Thiago Lacerda estreia nova montagem de 'Hamlet' em SP
À frente do palco, o jovem Hamlet proclama sua cólera: "Quer tirar um sarro da minha cara?", questiona. "Me acha um frouxo?" O sentido da sua revolta é o mesmo daquele eternizado no clássico de William Shakespeare. Mas as palavras que esse príncipe usa não são aquelas que costumamos associar ao bardo. Na montagem que abre temporada nesta sexta no Teatro Tuca, o herdeiro do trono da Dinamarca fala um português nada castiço. "Procura uma forma íntima, brasileira, de chegar ao ouvido da plateia", observa Thiago Lacerda, ator que encarna o personagem-título.
Uma tradução que livrasse o texto de floreios desnecessários foi uma das principais preocupações do diretor Ron Daniels. "De que servem palavras complicadas que o público não entende?

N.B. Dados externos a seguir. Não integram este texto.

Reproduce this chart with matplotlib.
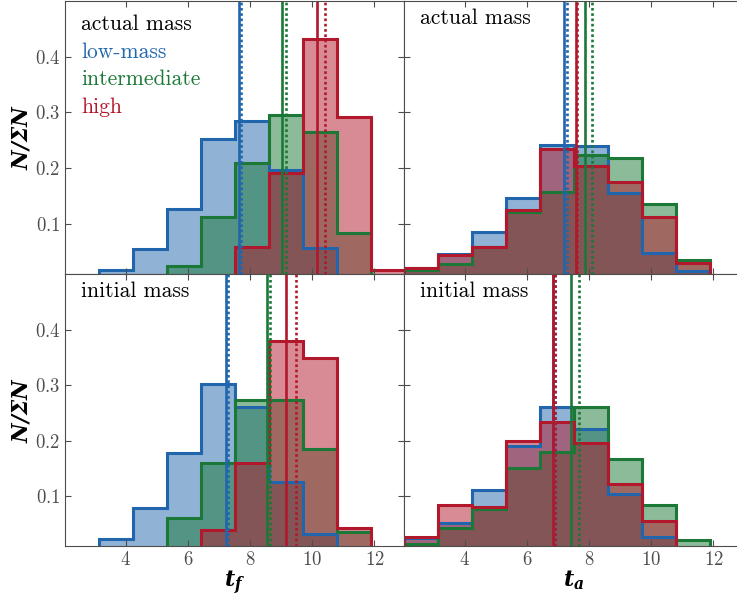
import numpy as np
import matplotlib.pyplot as plt
from matplotlib.colors import to_rgb

plt.rcParams.update({
    'font.family': 'serif',
    'font.serif': ['cmr10'],
    'mathtext.fontset': 'custom',
    'mathtext.rm': 'cmr10',
    'mathtext.bf': 'DejaVu Serif:style=italic:weight=bold',
    'axes.formatter.use_mathtext': True,
    'axes.unicode_minus': False,
})

# shared bins of the histograms
bin_edges = np.linspace(2.06, 12.98, 11)

group_names = ['low-mass', 'intermediate', 'high']
group_colors = ['#2166ac', '#1b7837', '#b2182b']

# t_f, actual mass (low, intermediate, high)
tf_actual_low = [0.0, 0.018, 0.055, 0.127, 0.252, 0.285, 0.196, 0.057, 0.0, 0.0]
tf_actual_mid = [0.0, 0.0, 0.0, 0.024, 0.112, 0.209, 0.296, 0.264, 0.084, 0.0]
tf_actual_high = [0.0, 0.0, 0.0, 0.0, 0.0, 0.058, 0.191, 0.431, 0.291, 0.017]
tf_actual_median = [7.64, 9.03, 10.16]
tf_actual_mean = [7.70, 9.14, 10.40]

# t_a, actual mass
ta_actual_low = [0.021, 0.046, 0.085, 0.147, 0.242, 0.239, 0.155, 0.048, 0.015, 0.0]
ta_actual_mid = [0.0165, 0.028, 0.058, 0.122, 0.158, 0.224, 0.218, 0.136, 0.036, 0.0]
ta_actual_high = [0.020, 0.045, 0.058, 0.125, 0.234, 0.203, 0.175, 0.113, 0.030, 0.0]
ta_actual_median = [7.18, 7.88, 7.59]
ta_actual_mean = [7.29, 8.10, 7.62]

# t_f, initial mass
tf_initial_low = [0.0, 0.022, 0.078, 0.178, 0.301, 0.261, 0.126, 0.031, 0.0, 0.0]
tf_initial_mid = [0.0, 0.0, 0.0, 0.061, 0.159, 0.273, 0.273, 0.185, 0.036, 0.0]
tf_initial_high = [0.0, 0.0, 0.0, 0.0, 0.0385, 0.160, 0.380, 0.349, 0.043, 0.0]
tf_initial_median = [7.22, 8.54, 9.14]
tf_initial_mean = [7.29, 8.63, 9.47]

# t_a, initial mass
ta_initial_low = [0.025, 0.051, 0.111, 0.191, 0.261, 0.220, 0.103, 0.027, 0.0, 0.0]
ta_initial_mid = [0.0134, 0.0415, 0.076, 0.150, 0.179, 0.261, 0.167, 0.083, 0.0206, 0.0]
ta_initial_high = [0.0266, 0.0845, 0.080, 0.199, 0.233, 0.196, 0.121, 0.055, 0.0, 0.0]
ta_initial_median = [6.85, 7.42, 6.83]
ta_initial_mean = [6.92, 7.67, 6.90]


def draw_panel(ax, hists, medians, means, label, text_y):
    # fills first, outlines on top of all fills
    for vals, c in zip(hists, group_colors):
        ax.stairs(vals, bin_edges, fill=True, baseline=0,
                  facecolor=(*to_rgb(c), 0.5), edgecolor='none')
    for vals, c in zip(hists, group_colors):
        ax.stairs(vals, bin_edges, baseline=0, color=c, linewidth=2.2)
    for med, mn, c in zip(medians, means, group_colors):
        ax.axvline(med, color=c, lw=1.9)
        ax.axvline(mn, color=c, lw=1.9, ls=(0, (1, 1)))
    ax.text(0.047, text_y, label, transform=ax.transAxes,
            fontsize=15.5, va='baseline', ha='left')
    ax.set_xlim(2.05, 12.95)
    ax.set_ylim(0.01, 0.5)
    ax.set_xticks([4, 6, 8, 10, 12])
    ax.set_yticks([0.1, 0.2, 0.3, 0.4])
    ax.tick_params(direction='in', top=True, right=True, length=4,
                   width=0.8, color='0.3', labelsize=13.5, labelcolor='0.3')
    for sp in ax.spines.values():
        sp.set_color('0.3')


fig = plt.figure(figsize=(7.37, 5.98), dpi=100)
ax_tl = fig.add_axes([0.0882, 0.5418, 0.46, 0.4565])
ax_tr = fig.add_axes([0.5482, 0.5418, 0.46, 0.4565])
ax_bl = fig.add_axes([0.0882, 0.087, 0.46, 0.4548])
ax_br = fig.add_axes([0.5482, 0.087, 0.46, 0.4548])

draw_panel(ax_tl, [tf_actual_low, tf_actual_mid, tf_actual_high],
           tf_actual_median, tf_actual_mean, 'actual mass', 0.895)
draw_panel(ax_tr, [ta_actual_low, ta_actual_mid, ta_actual_high],
           ta_actual_median, ta_actual_mean, 'actual mass', 0.915)
draw_panel(ax_bl, [tf_initial_low, tf_initial_mid, tf_initial_high],
           tf_initial_median, tf_initial_mean, 'initial mass', 0.915)
draw_panel(ax_br, [ta_initial_low, ta_initial_mid, ta_initial_high],
           ta_initial_median, ta_initial_mean, 'initial mass', 0.915)

# colour key in the first panel
for i, (name, c) in enumerate(zip(group_names, group_colors)):
    ax_tl.text(0.047, 0.793 - 0.1015 * i, name, color=c, transform=ax_tl.transAxes,
               fontsize=15.5, va='baseline', ha='left')

for ax in (ax_tl, ax_tr):
    ax.tick_params(labelbottom=False)
for ax in (ax_tr, ax_br):
    ax.tick_params(labelleft=False)

for ax in (ax_tl, ax_bl):
    ax.set_ylabel(r'$\mathbf{N/\Sigma N}$', fontsize=15.5, labelpad=2)
ax_bl.set_xlabel(r'$\mathbf{t_f}$', fontsize=16, labelpad=0)
ax_br.set_xlabel(r'$\mathbf{t_a}$', fontsize=16, labelpad=0)

fig.savefig('out.png', dpi=100)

O que me interessa é o pensamento do Shakespeare. Ele não estava escrevendo poesia, mas teatro, ação", diz Daniels, que traduziu a peça ao lado de Marcos Daud. "Me sinto muito confortável com Shakespeare. Não é o texto que é intocável, é o seu conteúdo que é maravilhoso."
Especialista na obra do dramaturgo inglês, o brasileiro Ronaldo Daniel transferiu-se para a Inglaterra em 1964. Lá, foi diretor da Royal Shakespeare de Stratford-upon-Avon, cidade natal do escritor. Mundo afora, também já conduziu dezenas de montagens de seus textos, entre elas cinco versões de Hamlet. "E a cada vez com uma visão completamente diferente", acredita.
Na primeira delas, durante os anos da ditadura militar no Brasil, revestiu a tragédia de sentido político. Depois, imprimiu uma aura "espiritual" à criação. Mais adiante, concebeu a imagem de um Hamlet doméstico, um menino doente que, noite e dia, vagava pela casa de pijama. "De certa forma, esse espetáculo de agora é uma redescoberta do texto, mas também uma síntese de todas as outras montagens. Uma radicalização de todas as ideias que já tinham aparecido antes", comenta o encenador, que não trabalhava com teatro no Brasil desde 2000, quando dirigiu Raul Cortez em "Rei Lear".
Ainda que seja sua primeira incursão pela dramaturgia de Shakespeare, Thiago Lacerda já estava, de certa maneira, familiarizado com as crises de consciência do mais representado personagem da dramaturgia ocidental.
Coincidentemente, o jovem atormentado que o ator vive agora guarda suas semelhanças com "Calígula", protagonista da obra de Albert Camus que ele interpretou recentemente no teatro, sob a direção de Gabriel Villela. "Tenho certeza que o Camus foi beber em Hamlet. São dois personagens existencialistas, que exercitam constantemente o livre-arbítrio, que vivem uma liberdade sem limites." As informações são do jornal O Estado de S. Paulo.
HAMLET
Tuca (Rua Monte Alegre, 1.024, Perdizes). Tel. (011) 4003-1212. 6ª e sáb., às 21 h; dom., 19 h. De R$ 40/ R$ 50. Até 16/12.